Video games are a hot commodity, at the moment; last year’s 10% increase in revenue in regards to 2016’s revenue is just the statistical proof, and on Steam alone, there were 7, 672 games released in 2017 (as per Polygon). In practice, the game industry is becoming more and more competitive and vicious for games of all sizes; while Nier: Automata, Night in the Woods and Hellblade: Senua’s Sacrifice are just some of the indie gems that shinned last year-making 2017 one of the best years in video game’s illustrious history- there were AAA colossal releases, that underperformed and failed massively, despite their status and marketing pull (Mass Effect and Need for Speed being just some examples). In this hypercompetitive and unforgiving market, games like Moonlighter attempt to do something different and something that feels unique in order to stand out and survive against the competition; in this attempt, studio Digital Sun has two varying results: Firstly, it accomplishes its goal of being something that feels fresh and executes its concept very well, but it also chose to differ its game from others in a way that would be difficult to balance and pace correctly, which is where it is not as successful as I wanted them to be. For those looking for a short, to-the-point answer on whether Moonlighter is a worthwhile experience, then yes it is; it’s a relaxing game, which allows for zoning out and chilling with a cup of coffee while doing something that is demanding enough to warrant some attention, but not stressful or challenging enough that it becomes frustrating or demands commitment and focus that would break the peaceful vibe of the game. However, it is extremely repetitive and, as I will detail later on, has issues in its progression and the technical performance on Xbox One left a lot to be desired; nonetheless, I was able to look past these issues and spent dozens of hours with the beautiful animation and peaceful vibe of the game, humming along with its catchy soundtrack and enjoying its simple, yet satisfying combat and merchant simulator-esque gameplay.

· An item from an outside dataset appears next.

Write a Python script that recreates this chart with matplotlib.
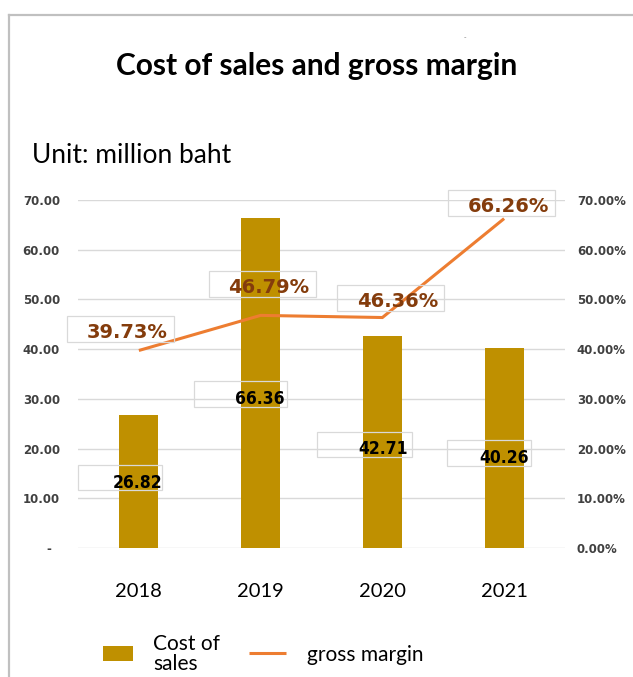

But, that is such a simplistic way to talk about Moonlighter, and it deserves to be discussed in more detail; first though, a bit about the story: You are Will, owner of Moonlighter, a family-owned merchant shop past its glory days. Moonlighter is the typical shop one would find, before any typical dungeon in an RPG; which is exactly the setting of the game. However, the dungeon beyond your boyhood city has been closed for unknown-or easily forgettable- reasons, and the shop-as well as the city- is a shadow of its former glory; thus, the player is tasked with restoring Moonlighter and the city to its former glory, as well as exploring and discovering the now opened dungeons and uncovering the truth behind the mysteries surrounding them. As expected, Moonlighter is a Rogue-like action-RPG, with economy-sim inspirations; the combat is simple, yet it handles really well and there are some satisfying moments to be had, while the economy-sim elements are a bit more deep and meaningful, but still fit in well with the vibe. Add to these features, the audio-visual experience of the game and the neat gimmicks like adding a versatile puzzle element to the inventory management aspect of the game (which does not “fix” that aspect if you hate it, but makes it more interesting and fun), and you can understand why this is a worthwhile experience for me; but, the game does have issues and they are mostly problems with the balancing of the experience-not the implementation of ideas, features or mechanics.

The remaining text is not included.